Can I override DNS hostnames or use a custom hosts file?

Sure! Let’s say you want to script against one environment, and then run load tests against a different environment. One easy way to do this is by overriding the DNS entries for your target environment with a custom hosts file.

Why would I want to override hostnames?

Many teams run separate environments of their site or web application, such as development, test, staging, and of course production. If you run multiple environments, you might want to run the same load test against each of them, without having to go through and edit all your scripts.

Sometimes you might also want to stand up an identical copy of the production environment for the sole purpose of load testing. That way you can record against the real production environment, and then simply override the hostnames when it comes time to stand up the alternate environment and run your tests.

How do I override hostnames in a load test?

To get to it, open your test scenario and click the wrench for the v-user group(s) in question.

Getting to the advanced v-user group settings

Click to expand the custom hosts file…

Overriding IP addresses for hostnames

Your custom hosts file should use the usual /etc/hosts format, but limited to a single hostname per line. Also, comments in your hosts file may be ignored or stripped out.

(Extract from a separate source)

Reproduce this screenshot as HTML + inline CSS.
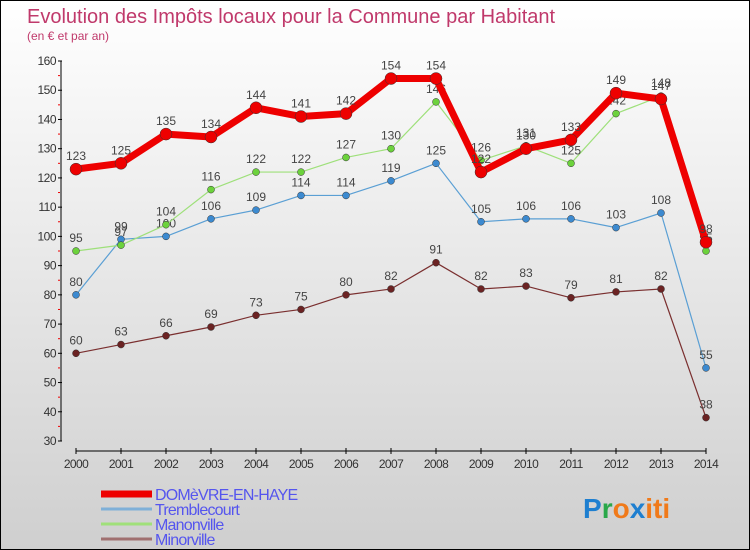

Read more about this and other advanced configuration options in Running Load Tests.

What should I do if a hostname maps to multiple IP addresses or a CNAME?

If your site uses DNS load balancing (mapping the same domain to multiple IP addresses) or you’ve got a dynamic CNAME entry, then overriding a single hostname with a single IP address may not work for you.

Another way to accomplish this is to replace the hostname(s) in your script with a script variable and then bind it to one or more entries in a dataset.